Don Tuller, who lives on Farms Village Road, said the state law should be sufficient to regulate the furnaces. If the town decided to enact its own ordinance, he requested that an exemption for agricultural use be included.
T. Michael Morrissey, of the lobbying firm Evans & Associates in Hartford, said a total ban is a good idea. He said there is not enough information on the health risks associated with any outdoor wood-burning furnace.
An outdoor wood-burning furnace is an accessory structure or appliance located outside of a living space designed to transfer or provide heat by burning wood or solid waste to heat spaces other than where the structure or appliance is located, such as a home. It also applies to heating any other structure or appliances on the premises, heating swimming pools, hot tubs or Jacuzzi water.
The proposed town ordinance and state bill stated that an outdoor wood-burning furnace does not include a fire pit, wood-fired barbecue or chiminea.
The ordinance and bill included a fine of up to $250 per day when in violation of the ordinance or bill.
Of the 169 towns, 16 in the state have banned outdoor wood-burning furnaces, among them Avon, West Hartford and Granby.
Howard Beach, a zoning compliance officer and planning analyst for the town, told the planning commission during one of its discussions on the topic about some of the issues with outdoor wood-burning furnaces.

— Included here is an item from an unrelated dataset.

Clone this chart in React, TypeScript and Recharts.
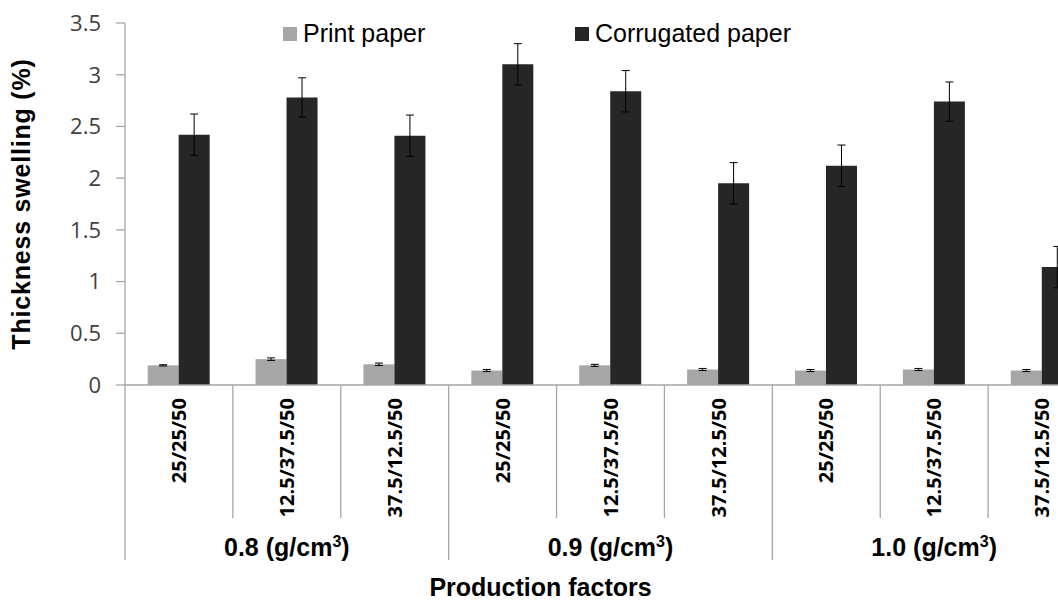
import { BarChart, Bar, XAxis, YAxis, ErrorBar, Legend, Label } from 'recharts'

const categories = [
  '25/25/50', '12.5/37.5/50', '37.5/12.5/50',
  '25/25/50', '12.5/37.5/50', '37.5/12.5/50',
  '25/25/50', '12.5/37.5/50', '37.5/12.5/50',
]
const densities = ['0.8', '0.9', '1.0']
const printPaper = [0.19, 0.25, 0.2, 0.14, 0.19, 0.15, 0.14, 0.15, 0.14]
const printErr = [0.006, 0.012, 0.012, 0.01, 0.01, 0.01, 0.01, 0.01, 0.01]
const corrugated = [2.42, 2.78, 2.41, 3.1, 2.84, 1.95, 2.12, 2.74, 1.14]
const corrugatedErr = [0.2, 0.19, 0.2, 0.2, 0.2, 0.2, 0.2, 0.19, 0.2]
const yTicks = [0, 0.5, 1, 1.5, 2, 2.5, 3, 3.5]
// integer = category boundary, .5 = category centre
const sepTicks = [0, 0.5, 1, 1.5, 2, 2.5, 3, 3.5, 4, 4.5, 5, 5.5, 6, 6.5, 7, 7.5, 8, 8.5, 9]

const data = categories.map((label, i) => ({
  label,
  pos: i + 0.5,
  print: printPaper[i],
  printErr: printErr[i],
  corrugated: corrugated[i],
  corrugatedErr: corrugatedErr[i],
}))

const GRID = '#a6a6a6'
const ARIAL = '"Liberation Sans", Arial, sans-serif'
const TICK_FONT = '"Open Sans", sans-serif'

function SepTick(props: any) {
  const { x, y, payload } = props
  const v = payload.value as number
  if (Number.isInteger(v)) {
    const long = v % 3 === 0
    return <line x1={x} x2={x} y1={y} y2={y + (long ? 175 : 133)} stroke={GRID} strokeWidth={1.3} />
  }
  const i = Math.floor(v)
  const ty = y + 13
  return (
    <g>
      <text
        x={x}
        y={ty}
        dy="0.36em"
        transform={`rotate(-90, ${x}, ${ty})`}
        textAnchor="end"
        fontFamily={TICK_FONT}
        fontWeight={700}
        fontSize={20}
        fill="#000"
      >
        {categories[i]}
      </text>
      {i % 3 === 1 && (
        <text x={x} y={y + 171} textAnchor="middle" fontFamily={ARIAL} fontWeight={700} fontSize={25} fill="#000">
          {densities[Math.floor(i / 3)]} (g/cm
          <tspan fontSize={16} dy={-9}>3</tspan>
          <tspan dy={9}>)</tspan>
        </text>
      )}
    </g>
  )
}

function LegendBox() {
  const items = [
    { name: 'Print paper', color: '#a6a6a6', w: 292 },
    { name: 'Corrugated paper', color: '#262626', w: 260 },
  ]
  return (
    <div style={{ display: 'flex', fontFamily: ARIAL, fontSize: 25, lineHeight: '25px', color: '#000' }}>
      {items.map((it) => (
        <div key={it.name} style={{ display: 'flex', alignItems: 'center', width: it.w }}>
          <span style={{ display: 'inline-block', width: 14, height: 14, background: it.color, marginRight: 6 }} />
          <span>{it.name}</span>
        </div>
      ))}
    </div>
  )
}

export default function App() {
  return (
    <div style={{ position: 'absolute', left: 0, top: 0, width: 1058, height: 603, overflow: 'hidden', background: '#fff' }}>
      <BarChart
        width={1120}
        height={603}
        data={data}
        margin={{ top: 23, right: 24, left: 0, bottom: 43 }}
        barCategoryGap="21%"
        barGap={0}
      >
        <XAxis xAxisId="cat" dataKey="label" hide height={0} />
        <XAxis
          xAxisId="num"
          type="number"
          dataKey="pos"
          domain={[0, 9]}
          allowDataOverflow
          ticks={sepTicks}
          interval={0}
          height={175}
          tickSize={0}
          tickMargin={0}
          tickLine={false}
          axisLine={{ stroke: GRID, strokeWidth: 1.3 }}
          tick={<SepTick />}
        >
          <Label
            content={({ viewBox }: any) => (
              <text
                x={viewBox.x + viewBox.width / 2 - 70}
                y={viewBox.y + viewBox.height + 36}
                textAnchor="middle"
                fontFamily={ARIAL}
                fontWeight={700}
                fontSize={25}
                fill="#000"
              >
                Production factors
              </text>
            )}
          />
        </XAxis>
        <YAxis
          width={125}
          domain={[0, 3.5]}
          ticks={yTicks}
          interval={0}
          tickSize={9}
          tickMargin={15}
          axisLine={{ stroke: GRID, strokeWidth: 1.3 }}
          tickLine={{ stroke: GRID, strokeWidth: 1.3 }}
          tick={{ fontFamily: TICK_FONT, fontSize: 22, fill: '#404040' }}
        >
          <Label
            content={({ viewBox }: any) => {
              const cx = 30
              const cy = viewBox.y + viewBox.height / 2
              return (
                <text
                  x={cx}
                  y={cy}
                  transform={`rotate(-90, ${cx}, ${cy})`}
                  textAnchor="middle"
                  fontFamily={ARIAL}
                  fontWeight={700}
                  fontSize={25}
                  letterSpacing={0.8}
                  fill="#000"
                >
                  Thickness swelling (%)
                </text>
              )
            }}
          />
        </YAxis>
        <Legend
          layout="horizontal"
          verticalAlign="middle"
          align="center"
          content={<LegendBox />}
          wrapperStyle={{ top: 21, left: 283, width: 600, height: 28 }}
        />
        <Bar xAxisId="cat" dataKey="print" name="Print paper" fill="#a6a6a6" isAnimationActive={false}>
          <ErrorBar dataKey="printErr" width={4} stroke="#000" strokeWidth={1} />
        </Bar>
        <Bar xAxisId="cat" dataKey="corrugated" name="Corrugated paper" fill="#262626" isAnimationActive={false}>
          <ErrorBar dataKey="corrugatedErr" width={4} stroke="#000" strokeWidth={1} />
        </Bar>
      </BarChart>
    </div>
  )
}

Beach, who serves on the state Council of Environmental Quality, said the main problem with these types of furnaces is that it is impossible to control what people burn in them.
In addition, such furnaces burn at a lower temperature so it does not achieve complete combustion. People often fire it up in the morning and leave it for the day. Once it gets to a desired heat, it shuts down and smolders.
Smoke comes out of the stack and drops to the ground (especially on humid days) and can spread for thousands of feet at ground level. It has been found that sub-micron (the most dangerous type of particulate matter) is dramatically in excess of the Environmental Protection Agency’s allowances for particulate matter in areas up to 500 to 800 feet away from the stack. Also, levels inside homes are well in excess of EPA standards.